Zoom wants to settle for $85 million in a lawsuit in the United States. The class action lawsuit was filed because Zoom claimed to encrypt video calls end-to-end when they didn’t.
In the collective lawsuit against Zoom, users demanded compensation for the company lying about providing end-to-end encryption, passing data to Facebook and Google without permission, and the security vulnerabilities that allowed people to break into Zoom meetings. . Zoom has a proposal submitted to comply with the court.
In a statement to Ars Technica, Zoom does not admit that the company was wrong by lying about end-to-end encryption. Zoom only says that “the security and privacy of its users is still the highest priority”.
According to the prosecutors, Zoom did encrypt the video calls, but it did not involve end-to-end encryption. The keys were generated by Zoom’s servers and not on the user’s device. Therefore, Zoom cannot speak of end-to-end encryption according to the prosecutors.

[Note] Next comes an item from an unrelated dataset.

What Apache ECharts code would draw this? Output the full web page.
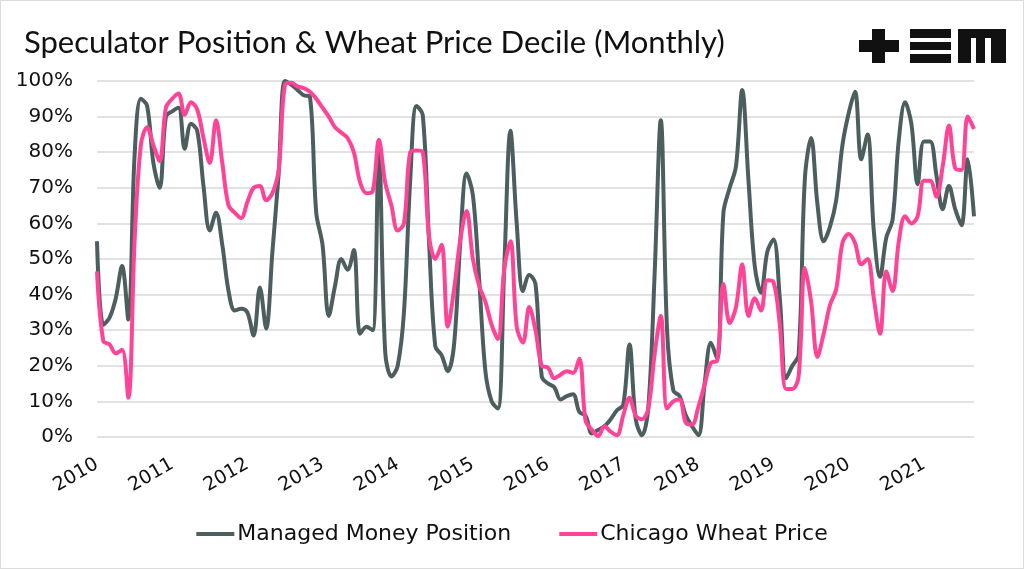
<!DOCTYPE html>
<html>
<head>
<meta charset="utf-8">
<script src="https://cdn.jsdelivr.net/npm/echarts@6/dist/echarts.min.js"></script>
<style>
html,body{margin:0;padding:0;background:#fff;}
#chart{width:1022px;height:567px;border:1px solid #dcdcdc;}
</style>
</head>
<body>
<div id="chart"></div>
<script>
const years = ['2010','2011','2012','2013','2014','2015','2016','2017','2018','2019','2020','2021'];
const monthCount = 141;
const yTicks = [0,10,20,30,40,50,60,70,80,90,100];

const managedMoney = [
55,31.5,33.5,39,48,33,79,95,93,77,70,90,
91.5,92.5,81,88,86,70.5,58,63,54,41,35.5,36,
35,28.5,42,30.5,52,74,100,99,97.5,96,95.5,63,
54,34,42.5,50,47,52.5,29,31,30,81,24,17,
20,35,72,93,90.5,55,25.5,23,18.5,26,55,74,
68,44.5,18.5,10,8,47,86,60,41,45.5,43,17,
15,14,10.5,11.5,12,7,6,1,2,3,5,7.5,
9,26,5,0.5,8,45,89,30,13,11.5,6,3,
0.5,15,26.5,22,63,70,76,97.5,72,48,40.5,52,
55.5,39,16.5,20,23,72.5,84,65.5,55,59,66.5,82,
91,97,78,85,58,45,56,61,83.5,94,88,71,
83,83,73.5,64,70.5,64,59.5,78,62
];

const wheatPrice = [
46.5,27,26,23.5,24.5,11,55,82,87,82,77.5,92.5,
95,96.5,90.5,94,92,84,77,89,77,65,63,61.5,
66,70,70.5,66.5,68.5,75,99,99.5,98.5,98,97,95,
92.5,90,87,85.5,84,80,71.5,68.5,69,83.5,71.5,65,
58,60,80,80.5,80,56.5,50,54,31,41.5,55.5,63.5,
50,42.5,38,31.5,27.5,47,55,31,26.5,36.5,30,20,
19.5,16.5,17.5,18.5,18,22,4.5,2,0.3,3,1.5,0.5,
6,11,6,5,8,23,34,8,10,10.5,4,3.5,
8.5,14.7,20.8,21.5,43,32,36.5,48.5,34,39,35.5,44,
43.5,31.5,13.5,13.5,17,47.5,38,22.5,29,37,41.5,54.5,
57,54.5,48.5,50,39,29,46.5,41,55,62,60,62,
72,72,67.5,76,87.5,75.5,75,90,86.5
];

const categories = [];
for (let i = 0; i < monthCount; i++) {
  const y = years[Math.floor(i / 12)];
  const m = (i % 12) + 1;
  categories.push(y + '-' + (m < 10 ? '0' + m : m));
}

const chart = echarts.init(document.getElementById('chart'));
const FONT = 'DejaVu Sans';
chart.setOption({
  animation: false,
  backgroundColor: '#fff',
  title: {
    text: 'Speculator Position & Wheat Price Decile (Monthly)',
    left: 18, top: 21,
    textStyle: {fontFamily: 'Lato', fontSize: 31, fontWeight: 'normal', color: '#111'}
  },
  graphic: [
    {type:'rect', shape:{x:871,y:28,width:13,height:34}, style:{fill:'#111'}},
    {type:'rect', shape:{x:858,y:39,width:40,height:12}, style:{fill:'#111'}},
    {type:'rect', shape:{x:909,y:28,width:41,height:9}, style:{fill:'#111'}},
    {type:'rect', shape:{x:909,y:41,width:41,height:8}, style:{fill:'#111'}},
    {type:'rect', shape:{x:909,y:53,width:41,height:9}, style:{fill:'#111'}},
    {type:'rect', shape:{x:957,y:28,width:48,height:9}, style:{fill:'#111'}},
    {type:'rect', shape:{x:957,y:28,width:13,height:34}, style:{fill:'#111'}},
    {type:'rect', shape:{x:975,y:28,width:9,height:34}, style:{fill:'#111'}},
    {type:'rect', shape:{x:990,y:28,width:15,height:34}, style:{fill:'#111'}}
  ],
  legend: {
    bottom: 18, left: 'center',
    itemWidth: 38, itemHeight: 4, itemGap: 48,
    icon: 'rect',
    textStyle: {fontFamily: FONT, fontSize: 22, color: '#111', padding: [0,0,0,-2]},
    data: ['Managed Money Position', 'Chicago Wheat Price']
  },
  grid: {left: 96, right: 49, top: 80, bottom: 131},
  xAxis: {
    type: 'category',
    data: categories,
    boundaryGap: false,
    axisLine: {show: false},
    axisTick: {show: false},
    splitLine: {show: false},
    axisLabel: {
      interval: function (idx) { return idx % 12 === 0; },
      formatter: function (v) { return v.slice(0, 4); },
      rotate: 30,
      margin: 26,
      fontFamily: FONT, fontSize: 19, color: '#111'
    }
  },
  yAxis: {
    type: 'value',
    min: 0, max: 100, interval: 10,
    axisLine: {show: false},
    axisTick: {show: false},
    axisLabel: {formatter: '{value}%', fontFamily: FONT, fontSize: 20, color: '#111', margin: 24},
    splitLine: {lineStyle: {color: '#d9d9d9', width: 1.5}}
  },
  series: [
    {
      name: 'Managed Money Position', type: 'line', data: managedMoney,
      smooth: 0.35, showSymbol: false, symbol: 'none',
      lineStyle: {color: '#4d5e5e', width: 4},
      itemStyle: {color: '#4d5e5e'}
    },
    {
      name: 'Chicago Wheat Price', type: 'line', data: wheatPrice,
      smooth: 0.35, showSymbol: false, symbol: 'none',
      lineStyle: {color: '#ff4497', width: 4},
      itemStyle: {color: '#ff4497'}
    }
  ]
});
</script>
</body>
</html>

If the settlement is accepted, Zoom users in the United States will be able to claim damages. Both paid users and free users can receive compensation. Free US users who used Zoom between March 30, 2016 and July 30, 2021 can get up to $15. Paying users can get 15 percent back on the money they spent on Zoom subscriptions during this period.
Zoom has been offering end-to-end encryption since late last year. Initially, only paying customers were given access to end-to-end encryption of conversations. After much criticism, Zoom decided to give both paid and free users of the service access to end-to-end encryption of their video calls.